News & Events

Another Disappointed “Additional Insured.”

We’ve used this headline before.  We’ll almost certainly use it again.  The case this time, just handed down by the New York Court of Appeals, is Burlington Insurance Co. v. NYC Transit Authority.

The Additional Insured endorsement at issue in Burlington covered liability for bodily injury “caused, in whole or in part” by the “acts or omissions” of the Named Insured.  The Burlington Court held that this meant full-blown proximate cause; the mere fact that the liability-producing bodily injury was “causally linked” to the Named Insured – indeed, would not have happened “but for” the Named Insured – was not enough.

The Burlington court’s reasoning included the following (emphasis supplied):

Here, the Burlington policy endorsement states that the injury must be “caused, in whole or in part” by BSI. These words require proximate causation since “but for” causation cannot be partial. An event may not be wholly or partially connected to a result, it either is or it is not connected. Stated differently, although there may be more than one proximate cause, all “but for” causes bear some connection to the outcome even if all do not lead to legal liability.

In dicta the Court suggested that “arising out of” would provide broader coverage.

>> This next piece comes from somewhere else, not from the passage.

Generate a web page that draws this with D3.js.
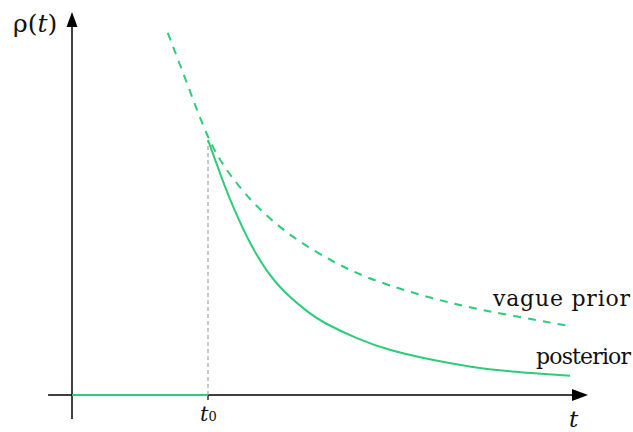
<!DOCTYPE html>
<html>
<head>
<meta charset="utf-8">
<script src="https://cdn.jsdelivr.net/npm/d3@7"></script>
<style>
  html, body { margin: 0; padding: 0; background: #fff; }
  svg { display: block; }
  text { font-family: "DejaVu Serif", "Liberation Serif", serif; fill: #111; }
</style>
</head>
<body>
<svg id="chart" width="633" height="432"></svg>
<script>
// ---- data ----
const t0 = 2.5;
const priorT   = [1.76, 2.13, 2.5, 2.85, 3.4, 4.06, 4.8, 5.42, 6.21, 7.08, 8.0, 9.15];
const priorRho = [1.207, 1.033, 0.85, 0.743, 0.623, 0.523, 0.443, 0.39, 0.343, 0.30, 0.267, 0.23];
const zeroT    = [0, 2.5];
const zeroRho  = [0, 0];
const postT    = [2.5, 2.665, 2.813, 2.96, 3.272, 3.585, 3.879, 4.375, 4.614, 5.239, 5.846, 6.526, 7.371, 7.996, 9.154];
const postRho  = [0.85, 0.767, 0.693, 0.627, 0.503, 0.41, 0.345, 0.27, 0.242, 0.187, 0.148, 0.12, 0.092, 0.079, 0.064];
const seriesLabels = ["vague prior", "posterior"];

const svg = d3.select("#chart");
const x = d3.scaleLinear().domain([0, 10]).range([72, 616]);
const y = d3.scaleLinear().domain([0, 1.2]).range([395, 35]);
const green = "#2ecc7a";

// axes
svg.append("line").attr("x1", x(-0.44)).attr("x2", 574).attr("y1", y(0)).attr("y2", y(0))
  .attr("stroke", "#000").attr("stroke-width", 1.5);
svg.append("path").attr("d", `M588,${y(0)} L572,${y(0)-6} L572,${y(0)+6} Z`).attr("fill", "#000");
svg.append("line").attr("x1", x(0)).attr("x2", x(0)).attr("y1", 419).attr("y2", 26)
  .attr("stroke", "#000").attr("stroke-width", 1.5);
svg.append("path").attr("d", `M${x(0)},12 L${x(0)-5.5},27 L${x(0)+5.5},27 Z`).attr("fill", "#000");

// t0 tick and dashed guide
svg.append("line").attr("x1", x(t0)).attr("x2", x(t0)).attr("y1", y(0)).attr("y2", y(0) + 5)
  .attr("stroke", "#000").attr("stroke-width", 1.2);
svg.append("line").attr("x1", x(t0)).attr("x2", x(t0)).attr("y1", y(0)).attr("y2", y(0.85))
  .attr("stroke", "#aaa").attr("stroke-width", 1.3).attr("stroke-dasharray", "4,3");

const line = d3.line().x(d => x(d[0])).y(d => y(d[1])).curve(d3.curveBasis);

// prior
svg.append("path").datum(priorT.map((t, i) => [t, priorRho[i]]))
  .attr("d", line).attr("fill", "none").attr("stroke", green)
  .attr("stroke-width", 2).attr("stroke-dasharray", "8,7");

// posterior (zero before t0, then decay)
svg.append("path").datum(zeroT.map((t, i) => [t, zeroRho[i]]))
  .attr("d", line).attr("fill", "none").attr("stroke", green).attr("stroke-width", 2);
svg.append("path").datum(postT.map((t, i) => [t, postRho[i]]))
  .attr("d", line).attr("fill", "none").attr("stroke", green).attr("stroke-width", 2);

// labels
const yl = svg.append("text").attr("x", 13).attr("y", 32).attr("font-size", 25);
yl.append("tspan").text("ρ(");
yl.append("tspan").attr("font-style", "italic").text("t");
yl.append("tspan").text(")");

svg.append("text").attr("x", 569).attr("y", 427).attr("font-size", 23)
  .attr("font-style", "italic").text("t");

const tl = svg.append("text").attr("x", 200).attr("y", 421).attr("font-size", 21);
tl.append("tspan").attr("font-style", "italic").text("t");
tl.append("tspan").attr("font-size", 13).text("0");

svg.append("text").attr("x", 493).attr("y", 306).attr("font-size", 22)
  .attr("textLength", 137).attr("lengthAdjust", "spacing").text(seriesLabels[0]);
svg.append("text").attr("x", 536).attr("y", 364).attr("font-size", 22)
  .attr("textLength", 95).attr("lengthAdjust", "spacing").text(seriesLabels[1]);
</script>
</body>
</html>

The point is not as arcane as it may at first seem:  if the injured person is an employee of the Named Insured, it’s likely that, because of the worker’s comp bar, her Complaint will not blame the Named Insured.  Indeed, it’s likely that her Complaint won’t even mention the Named Insured.  Under Burlington, and the “Eight Corners Rule,” the Additional Insured wouldn’t be entitled to a defense, even if that plaintiff’s injury was, in fact, proximately caused by the Named Insured.

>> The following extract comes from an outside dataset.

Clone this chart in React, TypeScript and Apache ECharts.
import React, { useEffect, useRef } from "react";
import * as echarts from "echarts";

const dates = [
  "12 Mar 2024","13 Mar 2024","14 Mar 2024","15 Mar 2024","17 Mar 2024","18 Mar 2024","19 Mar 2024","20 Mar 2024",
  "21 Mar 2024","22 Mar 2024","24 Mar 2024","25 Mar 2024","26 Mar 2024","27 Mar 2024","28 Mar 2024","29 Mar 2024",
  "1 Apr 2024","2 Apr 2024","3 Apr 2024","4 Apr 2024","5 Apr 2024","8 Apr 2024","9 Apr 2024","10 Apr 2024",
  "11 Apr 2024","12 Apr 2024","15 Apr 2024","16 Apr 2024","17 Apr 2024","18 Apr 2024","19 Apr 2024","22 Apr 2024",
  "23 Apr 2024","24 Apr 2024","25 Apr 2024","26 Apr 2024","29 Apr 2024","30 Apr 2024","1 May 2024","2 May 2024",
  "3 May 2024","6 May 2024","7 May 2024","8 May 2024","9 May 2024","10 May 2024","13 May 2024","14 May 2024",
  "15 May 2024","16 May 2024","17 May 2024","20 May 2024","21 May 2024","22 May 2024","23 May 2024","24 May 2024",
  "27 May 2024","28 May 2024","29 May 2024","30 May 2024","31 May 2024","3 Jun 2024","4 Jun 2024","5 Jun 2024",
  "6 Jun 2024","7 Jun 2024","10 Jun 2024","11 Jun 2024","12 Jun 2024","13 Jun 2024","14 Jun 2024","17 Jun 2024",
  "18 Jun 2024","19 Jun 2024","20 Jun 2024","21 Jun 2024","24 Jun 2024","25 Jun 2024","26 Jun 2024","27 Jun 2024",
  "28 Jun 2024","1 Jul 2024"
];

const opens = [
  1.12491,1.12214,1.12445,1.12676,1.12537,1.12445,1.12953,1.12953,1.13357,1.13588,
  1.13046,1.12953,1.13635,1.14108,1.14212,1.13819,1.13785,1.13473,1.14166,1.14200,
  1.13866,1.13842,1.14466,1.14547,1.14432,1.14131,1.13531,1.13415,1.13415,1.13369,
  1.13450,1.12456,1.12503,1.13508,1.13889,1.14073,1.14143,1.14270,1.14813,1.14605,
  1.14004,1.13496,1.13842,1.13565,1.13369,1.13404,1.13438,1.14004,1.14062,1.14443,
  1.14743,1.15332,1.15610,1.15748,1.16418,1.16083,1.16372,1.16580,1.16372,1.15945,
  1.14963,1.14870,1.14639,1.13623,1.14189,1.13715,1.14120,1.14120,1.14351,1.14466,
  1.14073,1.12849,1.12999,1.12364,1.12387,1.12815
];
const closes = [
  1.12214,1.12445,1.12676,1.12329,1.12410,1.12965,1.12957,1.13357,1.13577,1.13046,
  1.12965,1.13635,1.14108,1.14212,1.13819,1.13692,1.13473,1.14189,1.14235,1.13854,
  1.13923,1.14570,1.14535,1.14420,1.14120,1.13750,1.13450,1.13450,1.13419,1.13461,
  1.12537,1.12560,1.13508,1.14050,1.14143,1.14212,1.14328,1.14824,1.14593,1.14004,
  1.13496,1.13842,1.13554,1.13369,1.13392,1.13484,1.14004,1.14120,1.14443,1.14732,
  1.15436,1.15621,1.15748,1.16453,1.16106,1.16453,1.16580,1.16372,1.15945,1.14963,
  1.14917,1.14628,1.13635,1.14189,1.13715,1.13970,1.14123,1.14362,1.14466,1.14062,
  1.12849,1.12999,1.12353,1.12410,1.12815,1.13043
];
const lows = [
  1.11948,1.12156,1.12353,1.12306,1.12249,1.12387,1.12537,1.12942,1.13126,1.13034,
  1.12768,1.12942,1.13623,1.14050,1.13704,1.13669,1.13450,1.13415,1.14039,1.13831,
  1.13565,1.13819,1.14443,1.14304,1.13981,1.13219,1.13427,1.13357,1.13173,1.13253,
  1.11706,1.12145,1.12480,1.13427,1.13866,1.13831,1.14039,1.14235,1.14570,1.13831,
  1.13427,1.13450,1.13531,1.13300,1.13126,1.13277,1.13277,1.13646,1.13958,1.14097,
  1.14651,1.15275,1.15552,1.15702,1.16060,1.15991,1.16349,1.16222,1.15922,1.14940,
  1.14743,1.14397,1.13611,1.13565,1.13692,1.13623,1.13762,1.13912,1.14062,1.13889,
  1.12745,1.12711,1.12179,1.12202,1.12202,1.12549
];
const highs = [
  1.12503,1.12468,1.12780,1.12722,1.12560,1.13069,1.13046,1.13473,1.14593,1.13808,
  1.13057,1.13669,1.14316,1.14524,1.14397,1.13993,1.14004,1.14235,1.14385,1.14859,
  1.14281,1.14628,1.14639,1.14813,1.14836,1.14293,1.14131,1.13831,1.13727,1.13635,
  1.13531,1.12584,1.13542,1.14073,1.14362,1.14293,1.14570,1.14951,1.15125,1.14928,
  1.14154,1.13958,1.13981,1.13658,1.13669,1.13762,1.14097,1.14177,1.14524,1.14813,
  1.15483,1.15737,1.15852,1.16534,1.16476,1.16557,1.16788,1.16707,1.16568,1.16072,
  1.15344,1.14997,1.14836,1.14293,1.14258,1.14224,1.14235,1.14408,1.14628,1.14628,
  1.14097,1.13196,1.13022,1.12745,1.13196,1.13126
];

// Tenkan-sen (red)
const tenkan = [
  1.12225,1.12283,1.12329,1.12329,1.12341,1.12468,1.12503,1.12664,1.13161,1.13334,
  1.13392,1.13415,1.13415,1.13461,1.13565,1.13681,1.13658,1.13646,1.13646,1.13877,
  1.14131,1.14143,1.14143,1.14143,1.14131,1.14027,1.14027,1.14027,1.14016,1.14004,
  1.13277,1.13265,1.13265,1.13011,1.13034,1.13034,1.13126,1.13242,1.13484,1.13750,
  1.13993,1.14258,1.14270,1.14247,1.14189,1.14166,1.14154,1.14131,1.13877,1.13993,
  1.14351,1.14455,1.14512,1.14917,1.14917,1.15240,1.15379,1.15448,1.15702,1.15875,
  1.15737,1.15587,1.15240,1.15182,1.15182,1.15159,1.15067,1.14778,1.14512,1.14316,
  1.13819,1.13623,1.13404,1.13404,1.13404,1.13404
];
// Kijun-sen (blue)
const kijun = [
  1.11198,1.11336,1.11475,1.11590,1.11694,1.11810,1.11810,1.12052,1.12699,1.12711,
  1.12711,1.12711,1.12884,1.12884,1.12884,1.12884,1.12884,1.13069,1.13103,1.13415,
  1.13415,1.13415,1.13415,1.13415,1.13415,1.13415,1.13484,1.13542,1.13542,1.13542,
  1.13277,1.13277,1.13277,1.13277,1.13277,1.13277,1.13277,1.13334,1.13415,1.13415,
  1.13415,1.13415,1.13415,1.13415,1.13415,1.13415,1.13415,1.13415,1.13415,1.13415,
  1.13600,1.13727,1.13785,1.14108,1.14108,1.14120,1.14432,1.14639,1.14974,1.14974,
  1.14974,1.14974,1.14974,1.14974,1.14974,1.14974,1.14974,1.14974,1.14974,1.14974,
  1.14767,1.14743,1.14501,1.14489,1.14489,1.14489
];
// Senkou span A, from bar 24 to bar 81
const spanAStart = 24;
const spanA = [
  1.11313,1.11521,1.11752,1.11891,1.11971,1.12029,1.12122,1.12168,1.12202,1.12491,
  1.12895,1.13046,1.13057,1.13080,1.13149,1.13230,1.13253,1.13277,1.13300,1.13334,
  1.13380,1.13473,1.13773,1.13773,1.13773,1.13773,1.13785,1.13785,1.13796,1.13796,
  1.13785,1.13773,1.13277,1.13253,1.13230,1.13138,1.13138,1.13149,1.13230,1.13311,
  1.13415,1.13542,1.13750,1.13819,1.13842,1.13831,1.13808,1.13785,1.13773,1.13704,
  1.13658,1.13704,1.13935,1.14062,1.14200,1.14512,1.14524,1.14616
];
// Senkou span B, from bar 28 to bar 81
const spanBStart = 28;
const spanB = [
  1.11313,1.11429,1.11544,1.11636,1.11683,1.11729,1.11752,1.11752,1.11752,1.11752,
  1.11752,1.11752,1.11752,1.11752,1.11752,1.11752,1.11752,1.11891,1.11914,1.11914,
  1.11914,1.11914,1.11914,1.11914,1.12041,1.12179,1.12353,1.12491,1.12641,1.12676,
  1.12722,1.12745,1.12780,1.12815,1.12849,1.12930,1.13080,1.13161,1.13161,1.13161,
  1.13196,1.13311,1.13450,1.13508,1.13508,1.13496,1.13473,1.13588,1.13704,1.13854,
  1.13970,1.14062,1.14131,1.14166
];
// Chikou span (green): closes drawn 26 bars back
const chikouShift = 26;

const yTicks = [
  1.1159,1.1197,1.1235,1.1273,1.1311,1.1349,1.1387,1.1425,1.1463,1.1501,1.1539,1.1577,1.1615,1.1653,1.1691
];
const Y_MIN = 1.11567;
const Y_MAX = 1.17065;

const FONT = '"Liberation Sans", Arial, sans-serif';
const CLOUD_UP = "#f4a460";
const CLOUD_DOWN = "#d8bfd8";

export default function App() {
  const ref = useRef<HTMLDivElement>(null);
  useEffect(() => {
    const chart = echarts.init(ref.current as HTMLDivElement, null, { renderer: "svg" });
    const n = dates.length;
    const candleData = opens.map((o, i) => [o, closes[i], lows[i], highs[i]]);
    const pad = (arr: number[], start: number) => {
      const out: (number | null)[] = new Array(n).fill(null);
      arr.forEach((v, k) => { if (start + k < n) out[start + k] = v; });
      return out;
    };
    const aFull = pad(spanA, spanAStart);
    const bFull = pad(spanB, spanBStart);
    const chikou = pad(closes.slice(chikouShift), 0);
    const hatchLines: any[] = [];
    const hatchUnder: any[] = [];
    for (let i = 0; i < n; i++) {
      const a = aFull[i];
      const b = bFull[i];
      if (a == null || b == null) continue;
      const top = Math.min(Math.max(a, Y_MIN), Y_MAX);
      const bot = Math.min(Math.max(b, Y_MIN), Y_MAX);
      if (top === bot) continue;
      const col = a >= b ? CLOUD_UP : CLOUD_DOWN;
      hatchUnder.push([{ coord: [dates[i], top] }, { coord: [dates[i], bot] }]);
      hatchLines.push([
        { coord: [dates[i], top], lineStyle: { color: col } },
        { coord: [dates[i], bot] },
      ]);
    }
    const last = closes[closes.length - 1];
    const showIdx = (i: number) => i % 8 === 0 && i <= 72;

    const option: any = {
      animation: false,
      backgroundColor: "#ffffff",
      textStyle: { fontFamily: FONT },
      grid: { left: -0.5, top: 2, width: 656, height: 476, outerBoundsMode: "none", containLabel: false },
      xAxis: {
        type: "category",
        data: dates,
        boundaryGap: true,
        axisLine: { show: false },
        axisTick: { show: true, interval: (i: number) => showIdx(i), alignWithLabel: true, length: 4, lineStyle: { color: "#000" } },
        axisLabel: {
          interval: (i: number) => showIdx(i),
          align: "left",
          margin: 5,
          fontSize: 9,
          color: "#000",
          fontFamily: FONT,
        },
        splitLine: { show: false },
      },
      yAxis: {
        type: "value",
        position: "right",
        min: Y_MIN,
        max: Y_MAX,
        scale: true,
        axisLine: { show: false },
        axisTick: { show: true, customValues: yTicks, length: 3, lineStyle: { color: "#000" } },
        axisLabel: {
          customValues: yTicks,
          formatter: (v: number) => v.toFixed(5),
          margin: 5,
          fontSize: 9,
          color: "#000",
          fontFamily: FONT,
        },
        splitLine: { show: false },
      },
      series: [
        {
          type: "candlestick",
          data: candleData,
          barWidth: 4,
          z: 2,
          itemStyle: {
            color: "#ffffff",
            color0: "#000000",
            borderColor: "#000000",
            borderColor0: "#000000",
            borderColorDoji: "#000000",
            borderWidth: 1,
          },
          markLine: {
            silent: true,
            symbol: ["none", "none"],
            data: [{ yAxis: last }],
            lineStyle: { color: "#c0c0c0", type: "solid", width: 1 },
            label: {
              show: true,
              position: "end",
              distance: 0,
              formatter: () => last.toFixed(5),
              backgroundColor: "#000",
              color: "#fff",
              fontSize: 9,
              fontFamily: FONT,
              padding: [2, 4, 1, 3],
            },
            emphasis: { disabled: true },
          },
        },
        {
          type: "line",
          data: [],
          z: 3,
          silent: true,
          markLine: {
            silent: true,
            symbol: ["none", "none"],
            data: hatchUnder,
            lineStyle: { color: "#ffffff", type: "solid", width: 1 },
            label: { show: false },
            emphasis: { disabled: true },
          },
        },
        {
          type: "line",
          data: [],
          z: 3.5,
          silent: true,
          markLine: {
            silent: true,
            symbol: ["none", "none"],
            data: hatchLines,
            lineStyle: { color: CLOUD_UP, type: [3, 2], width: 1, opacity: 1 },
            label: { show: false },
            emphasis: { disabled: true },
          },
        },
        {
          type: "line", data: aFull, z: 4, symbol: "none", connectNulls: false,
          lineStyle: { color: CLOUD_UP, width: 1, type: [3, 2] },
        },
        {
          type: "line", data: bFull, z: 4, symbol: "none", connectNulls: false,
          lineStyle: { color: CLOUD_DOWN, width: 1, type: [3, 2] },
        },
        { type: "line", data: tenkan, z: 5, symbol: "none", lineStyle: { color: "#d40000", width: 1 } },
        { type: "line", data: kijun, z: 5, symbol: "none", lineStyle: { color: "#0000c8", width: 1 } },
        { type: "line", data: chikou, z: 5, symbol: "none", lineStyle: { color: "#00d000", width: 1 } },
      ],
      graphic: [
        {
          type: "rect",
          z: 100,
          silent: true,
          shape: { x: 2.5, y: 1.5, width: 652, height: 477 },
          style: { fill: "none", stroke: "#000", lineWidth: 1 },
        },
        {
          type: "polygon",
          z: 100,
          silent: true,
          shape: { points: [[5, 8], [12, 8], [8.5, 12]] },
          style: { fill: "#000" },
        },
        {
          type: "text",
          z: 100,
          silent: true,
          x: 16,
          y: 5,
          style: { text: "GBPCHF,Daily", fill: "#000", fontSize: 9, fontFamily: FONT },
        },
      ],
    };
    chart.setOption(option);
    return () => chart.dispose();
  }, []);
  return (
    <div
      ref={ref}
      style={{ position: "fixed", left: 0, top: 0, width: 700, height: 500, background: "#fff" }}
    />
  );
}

True, after years of litigation the Additional Insured might be able to prove that plaintiff’s injury was proximately caused by the Named Insured, and thus perhaps win reimbursement for massive defense costs, but this is hardly what the average Additional Insured is hoping for, or expects.

The lessons are what they have ever been:  Know the differences in “Additional Insured” language.  Tell the Named Insured precisely what language you require.  And make sure that the Named Insured has in fact obtained that language – a Certificate of Insurance is not enough!